The 2009-2010 excavations, while they provided evidence that the Hutto/Martin site was the site of Acuera, did not locate a mission church at the site. Accordingly, excavations were undertaken during the summer of 2012 in an area where Spanish structural materials, including forged nails, had been found during previous studies at the site.

=== Field methods and Findings ===
Shovel testing, metal detector testing, and water screening were used during these excavations. Metal detector testing was initially employed to determine the presence of any historic structures at the Hutto/Martin site. Afterwards, archaeologists used shovel testing in areas where artifacts were found in order to understand the boundaries of the site and denote if artifacts were positioned in situ.
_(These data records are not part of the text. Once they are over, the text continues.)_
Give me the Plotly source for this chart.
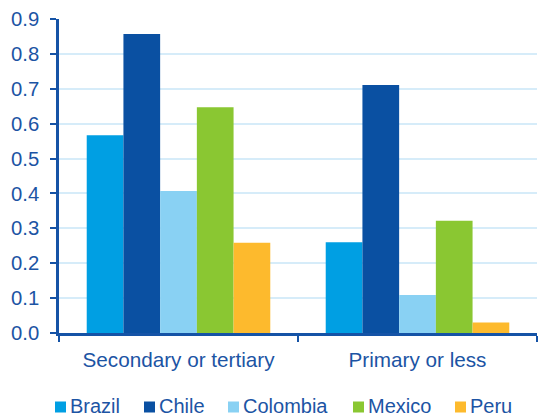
import plotly.graph_objects as go

# Education groups on the x axis
categories = ["Secondary or tertiary", "Primary or less"]

# Values per country
brazil = [0.567, 0.260]
chile = [0.857, 0.711]
colombia = [0.407, 0.109]
mexico = [0.647, 0.322]
peru = [0.259, 0.030]

y_ticks = [0.0, 0.1, 0.2, 0.3, 0.4, 0.5, 0.6, 0.7, 0.8, 0.9]

series = [
    ("Brazil", brazil, "#009fe3"),
    ("Chile", chile, "#0a50a2"),
    ("Colombia", colombia, "#89d1f3"),
    ("Mexico", mexico, "#8ac732"),
    ("Peru", peru, "#fdba2d"),
]

text_color = "#1c54a4"
axis_color = "#1553a6"
font_family = "Liberation Sans, Arial, sans-serif"

W, H = 538, 416
M_L, M_R, M_T, M_B = 59, 1, 19, 83
plot_w = W - M_L - M_R
plot_h = H - M_T - M_B


def px_to_paper_x(px):
    return (px - M_L) / plot_w


def px_to_paper_y(py):
    return (H - M_B - py) / plot_h


fig = go.Figure()
for name, vals, color in series:
    fig.add_trace(go.Bar(
        name=name,
        x=categories,
        y=vals,
        marker=dict(color=color, line=dict(width=0)),
        showlegend=False,
    ))

# Legend row below the axis: colour key squares followed by the series names
legend_left_px = [55, 144, 228, 353, 455]
key_size = 11
key_top_px = 401.5
shapes = []
annotations = []
for (name, _, color), left in zip(series, legend_left_px):
    shapes.append(dict(
        type="rect", xref="paper", yref="paper",
        x0=px_to_paper_x(left), x1=px_to_paper_x(left + key_size),
        y0=px_to_paper_y(key_top_px + key_size), y1=px_to_paper_y(key_top_px),
        fillcolor=color, line=dict(width=0), layer="above",
    ))
    annotations.append(dict(
        text=name, xref="paper", yref="paper",
        x=px_to_paper_x(left + key_size + 3), xanchor="left",
        y=px_to_paper_y(key_top_px + key_size / 2 - 0.5), yanchor="middle",
        showarrow=False, borderpad=0,
        font=dict(size=20, color=text_color, family=font_family),
    ))

fig.update_layout(
    width=W,
    height=H,
    barmode="group",
    bargap=0.232,
    bargroupgap=0,
    plot_bgcolor="white",
    paper_bgcolor="white",
    margin=dict(l=M_L, r=M_R, t=M_T, b=M_B),
    font=dict(family=font_family, size=20, color=text_color),
    showlegend=False,
    shapes=shapes,
    annotations=annotations,
)

fig.update_xaxes(
    type="category",
    showline=True,
    linecolor=axis_color,
    linewidth=2.5,
    ticks="outside",
    tickson="boundaries",
    ticklen=6,
    tickwidth=2,
    tickcolor=axis_color,
    showgrid=False,
    ticklabelstandoff=6,
    tickfont=dict(size=20.7, color=text_color),
)

fig.update_yaxes(
    range=[0, 0.9],
    tickvals=y_ticks,
    ticktext=[f"{v:.1f}" for v in y_ticks],
    showline=True,
    linecolor=axis_color,
    linewidth=2.5,
    ticks="outside",
    ticklen=6,
    tickwidth=2,
    tickcolor=axis_color,
    showgrid=True,
    gridcolor="#d6ecf9",
    gridwidth=1.5,
    zeroline=False,
    ticklabelstandoff=7,
    tickfont=dict(size=20.3, color=text_color),
)

fig.write_html("out.html")
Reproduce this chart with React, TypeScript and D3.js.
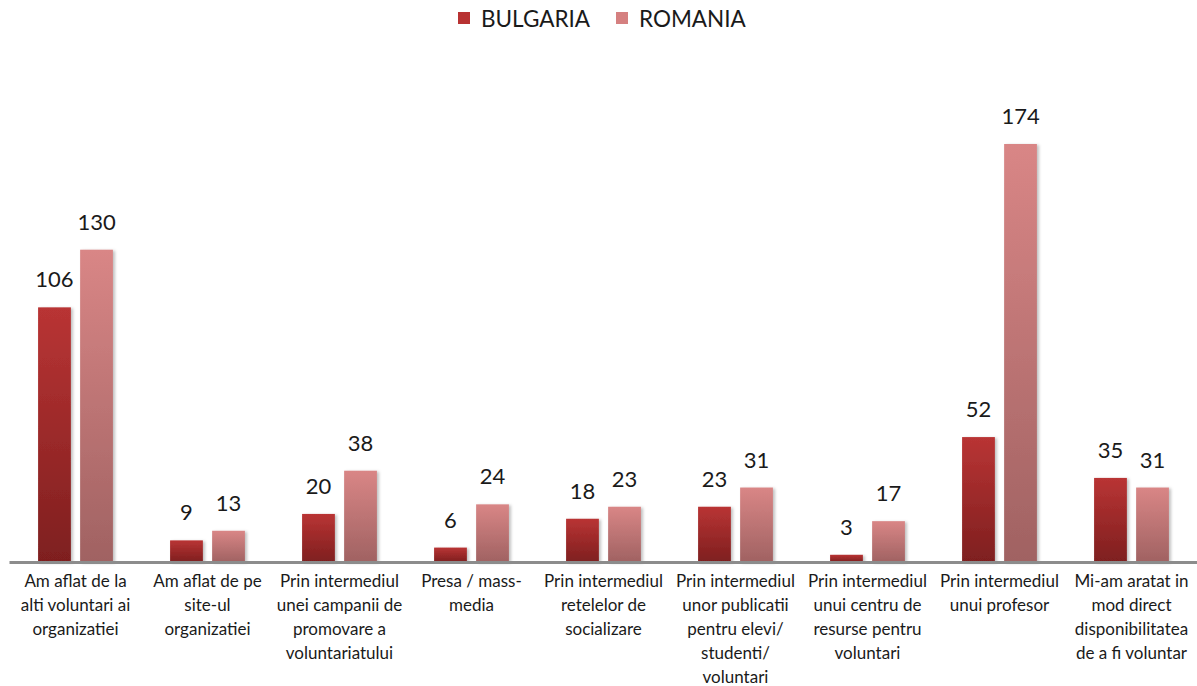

Other methods such as water screening were used to separate discovered materials from sediment for further analysis.

These excavations located a mission church structure, with burial pit features with associated human remains. Other artifacts recovered included Native American and Spanish artifacts dating to both the sixteenth and seventeenth centuries. Taken in conjunction with the previous archaeological discoveries at the site as well as the historical record of the Acuera chiefdom, the 2012 excavations at the site suggest that the Hutto/Martin site represents both the site of the seventeenth-century Santa Lucia de Acuera mission, and is almost certainly the location of the sixteenth-century town of Acuera as well.

== Analysis ==
Archaeologists held that the 2012 excavations support the idea of the Hutto/Martin site being the place of the Acuera town and Santa Lucia de Acuera mission. They pointed to features of the site such as its similar location and size, discovered mission structure, and large percentage of Spanish and Native American artifacts to advance this claim. They also brought attention to differences in ceramic styles found within the vicinity of the mission structure compared to the rest of the site. Throughout the rest of the site, St. Johns II style ceramics were found, which are associated with Native American assemblages. But in areas near the church, archaeologists uncovered Leon/Jefferson wares, which are tied to missionized Native American groups. Archaeologists proposed this may have suggested traces of people not from Acuera, or fugitives, whose past presence was known to have been within the town. Other aspects, such as the low burial population densities that were measured in association to the mission structure, were said to be indications of resistance to Catholic religion. This was also known of the Acuera people.

== Significance ==
Based on the archaeological evidence and 2012 excavations at the Hutto/Martin site, archaeologists determined that the site was indeed the location of the seventeenth-century Santa Lucia de Acuera Spanish mission and sixteenth-century Acuera town. Archaeologists also came to this conclusion by comparing records of Acuera, such as in the de Soto entrada. The Hutto/Martin site ultimately provides an understanding of the Native American cultures in this Florida region during the Spanish contact era. It also helps archaeologists further analyze interactions between the region's Native American groups and Spanish colonials.